Nature Connection: Climbing Trees

When I was a child, climbing a tree was one of my favorite things to do. No matter where I was or what I was doing, I was always on the lookout for a good climbing tree. Back in the day, they were everywhere.
A good climbing tree had decent lower limbs to help me get started. Then, branches had to be spaced in a way that didn’t stab or scrape me as I climbed, my legs bare and vulnerable. A perfect climbing tree had a branch that would hold me in relative comfort while I relaxed and looked around.
High in a tree, I could see the world differently. I was eye-to-eye with many birds. Mostly they went about their business as if I wasn’t there. Occasionally, one would come close to see what and who I was. The bird might land on a branch above or below me, tilting its head this way and that. Some would scold me, letting every bird and animal in the woods know exactly where this little human was hiding. Most, however, just checked me out, decided I wasn’t very dangerous, and went about their business.
I was free to read the book I’d stuffed in a pocket, but many times I’d just sit and watch and listen. It was a reprieve from a chaotic life down there in the real world. It wasn’t exactly peaceful because all the birds, bugs, and squirrels were very busy, but it was a different busy than my life on the ground, in my house, my school and my neighborhood.
Depending on the time of year, I could watch the activities around me and follow the stories these activities exposed. I knew where the baby robins were and where the baby squirrels were testing their climbing and jumping skills. I discovered so many interesting-looking caterpillars and spiders that I realized there was a whole world of tiny creatures that went about their business, escaping the notice of most people, even those that lived within a few yards.
In the woods behind our house were many trees, mostly pitch pine and oak, the traditional trees that reforested the Cape after so much of the forest here was chopped down in the 1800s. There were maples here and there and prickly holly trees with their shiny green leaves. There were lots of bushes beneath the trees, mostly low-bush blueberries and huckleberries. Even lower than those were the princess pine and winterberry plants spreading over the ground.
There were fallen trees covered in moss where the salamanders and snakes hung out, trees leaning against each other that sang and groaned together in the wind. There were squeaks and cracks, rustling leaves and snapping twigs as nature went about her business. I was small and quiet. Nature let me be and resumed activity almost immediately after I’d settled in on my favorite branch.

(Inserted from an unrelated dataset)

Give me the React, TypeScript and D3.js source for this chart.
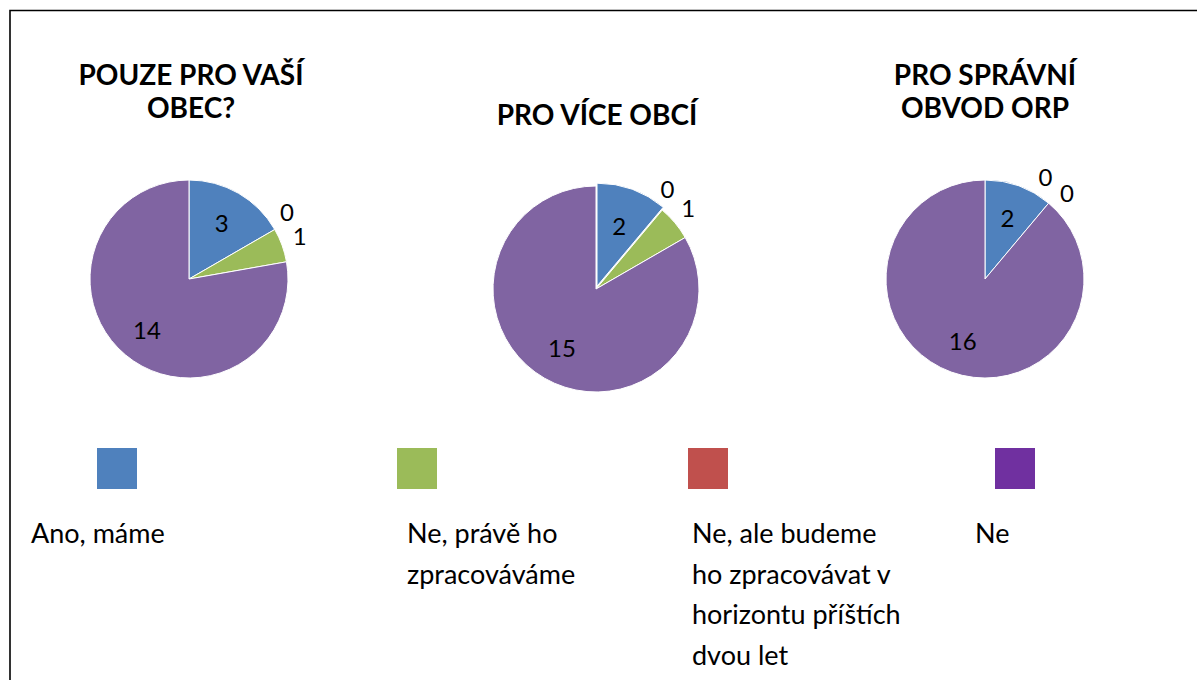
import React, { useEffect, useRef } from "react";
import * as d3 from "d3";

// categories (legend order)
const categories = [
  "Ano, máme",
  "Ne, právě ho zpracováváme",
  "Ne, ale budeme ho zpracovávat v horizontu příštích dvou let",
  "Ne",
];
const legendLines = [
  ["Ano, máme"],
  ["Ne, právě ho", "zpracováváme"],
  ["Ne, ale budeme", "ho zpracovávat v", "horizontu příštích", "dvou let"],
  ["Ne"],
];
const pieColors = ["#4F81BD", "#9BBB59", "#C0504D", "#8064A2"];
const legendColors = ["#4F81BD", "#9BBB59", "#C0504D", "#7030A0"];

// order in which slices run clockwise from 12 o'clock
const sliceOrder = [0, 2, 1, 3];

const titles = [
  ["POUZE PRO VAŠÍ", "OBEC?"],
  ["PRO VÍCE OBCÍ"],
  ["PRO SPRÁVNÍ", "OBVOD ORP"],
];
const valuesObec = [3, 1, 0, 14];
const valuesVice = [2, 1, 0, 15];
const valuesOrp = [2, 0, 0, 16];
const allValues = [valuesObec, valuesVice, valuesOrp];

const W = 1197;
const H = 680;
const FONT = "Lato, 'Open Sans', sans-serif";

const App = () => {
  const svgRef = useRef<SVGSVGElement>(null);

  useEffect(() => {
    const svg = d3.select(svgRef.current);
    svg.selectAll("*").remove();
    svg.attr("width", W).attr("height", H);

    svg.append("rect").attr("width", W).attr("height", H).attr("fill", "#fff");

    // frame (top and left edges)
    svg.append("path")
      .attr("d", `M10,${H} L10,10.5 L${W},10.5`)
      .attr("fill", "none")
      .attr("stroke", "#000")
      .attr("stroke-width", 1.6);

    const panels = [
      { cx: 189, cy: 279, r: 99, titleX: 191, titleY: [85, 118], explode: 0 },
      { cx: 596, cy: 289, r: 103, titleX: 597, titleY: [125], explode: 3 },
      { cx: 985, cy: 279, r: 99, titleX: 985, titleY: [85, 118], explode: 0 },
    ];

    panels.forEach((p, pi) => {
      const vals = allValues[pi];
      const total = d3.sum(vals);
      const arcs = d3.pie<number>()
        .sort(null)
        .value(i => vals[i])(sliceOrder);

      const g = svg.append("g").attr("transform", `translate(${p.cx},${p.cy})`);
      const arc = d3.arc<d3.PieArcDatum<number>>().innerRadius(0).outerRadius(p.r);

      g.selectAll("path.slice")
        .data(arcs.filter(a => vals[a.data] > 0))
        .enter()
        .append("path")
        .attr("class", "slice")
        .attr("d", arc)
        .attr("transform", a => {
          if (a.data !== 0 || !p.explode) return null;
          const m = (a.startAngle + a.endAngle) / 2;
          return `translate(${Math.sin(m) * p.explode},${-Math.cos(m) * p.explode})`;
        })
        .attr("fill", a => pieColors[a.data])
        .attr("stroke", "#fff")
        .attr("stroke-width", 1);

      // inside labels
      const inner = arcs.filter(a => vals[a.data] / total >= 0.1);
      g.selectAll("text.in")
        .data(inner)
        .enter()
        .append("text")
        .attr("class", "in")
        .attr("x", a => Math.sin((a.startAngle + a.endAngle) / 2) * p.r * 0.66)
        .attr("y", a => -Math.cos((a.startAngle + a.endAngle) / 2) * p.r * 0.66)
        .attr("text-anchor", "middle")
        .attr("dominant-baseline", "central")
        .attr("font-family", FONT)
        .attr("font-size", 24)
        .attr("fill", "#000")
        .text(a => vals[a.data]);

      // outside labels for small slices, spread apart
      const outer = arcs
        .filter(a => vals[a.data] / total < 0.1)
        .map(a => ({ v: vals[a.data], ang: (a.startAngle + a.endAngle) / 2 }));
      const sep = (13 * Math.PI) / 180;
      for (let i = 1; i < outer.length; i++) {
        if (outer[i].ang - outer[i - 1].ang < sep) {
          const mid = (outer[i].ang + outer[i - 1].ang) / 2;
          outer[i - 1].ang = mid - sep / 2;
          outer[i].ang = mid + sep / 2;
        }
      }
      const shift = (3 * Math.PI) / 180;
      g.selectAll("text.out")
        .data(outer)
        .enter()
        .append("text")
        .attr("class", "out")
        .attr("x", o => Math.sin(o.ang - shift) * (p.r + 20))
        .attr("y", o => -Math.cos(o.ang - shift) * (p.r + 20))
        .attr("text-anchor", "middle")
        .attr("dominant-baseline", "central")
        .attr("font-family", FONT)
        .attr("font-size", 24)
        .attr("fill", "#000")
        .text(o => o.v);

      // title
      svg.append("g")
        .selectAll("text")
        .data(titles[pi])
        .enter()
        .append("text")
        .attr("x", p.titleX)
        .attr("y", (d, i) => p.titleY[i])
        .attr("text-anchor", "middle")
        .attr("font-family", FONT)
        .attr("font-weight", "bold")
        .attr("font-size", 28)
        .attr("fill", "#000")
        .text(d => d);
    });

    // legend
    const squareX = [97, 397, 688, 995];
    const textX = [31, 407, 692, 975];
    const legend = svg.append("g");
    categories.forEach((c, i) => {
      legend.append("rect")
        .attr("x", squareX[i])
        .attr("y", 448)
        .attr("width", 40)
        .attr("height", 41)
        .attr("fill", legendColors[i]);
      legend.append("g")
        .selectAll("text")
        .data(legendLines[i])
        .enter()
        .append("text")
        .attr("x", textX[i])
        .attr("y", (d, j) => 543 + j * 40.7)
        .attr("font-family", FONT)
        .attr("font-size", 27)
        .attr("fill", "#000")
        .text(d => d);
    });
  }, []);

  return (
    <div style={{ position: "absolute", left: 0, top: 0 }}>
      <svg ref={svgRef}></svg>
    </div>
  );
};

export default App;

In my Hyannis neighborhood there were lots of trees and lots of kids. We were rather feral, allowed to run free, and we spent hours in the woods building forts and climbing trees. We played lookout and dared each other to climb the huge white pine that stood behind one of our friend’s houses. A dad had quietly added a few small boards as a ladder to help us get started up the massive trunk of this tree, and on some days there’d be half a dozen of us up in this grand old tree swapping stories and looking out over the rooftops of our neighbor’s houses. That tree remains, although much of the forest around it is now gone, turned into a housing development.
Most of the other trees are gone, replaced with yards and swing sets, driveways and roads. The last time I saw it, the old white pine looked unhappy, but that could be me, not the tree. Long gone are many of its neighboring trees, though not all. Also gone are the old wooden rungs we all climbed on, so I wonder if any of the neighborhood children even think of climbing it any more.
Climbing a tree was not only a skill that required forethought and some physical abilities, but it gave us a feeling of power and a chance to look back at the world on the ground we’d just left. We felt the rough or smooth bark against our skin, and we learned how to test a branch to see if it would hold our weight. We were one with the forest for the brief time we were held in the branches, up in the air with the birds and squirrels. Moving from branch to branch without falling helped us develop our problem solving skills. Getting down from our perches could prove the scariest times of all, but here we are, still alive, still more or less intact.
It's true that tree climbing can be dangerous if not done correctly. We got scrapes and cuts and some of us got broken bones, but mostly we emerged back on the ground ready for our next adventure. I don’t know how many kids get to climb trees today. They seem to prefer the manufactured climbing walls in recreational areas to the real thing, and to be fair, if all the kids climbed the few trees left in some areas, the trees would suffer more than the kids.
I feel fortunate to have had a childhood that included so many trees and all the creatures I got to know as a result of my climbing. From a very young age I understood I was a part of nature and that we were dependent on the trees, the streams, the sky and the air we breathed along with every animal and plant we met along the way.
If you can’t climb a tree today, at least give one a hug.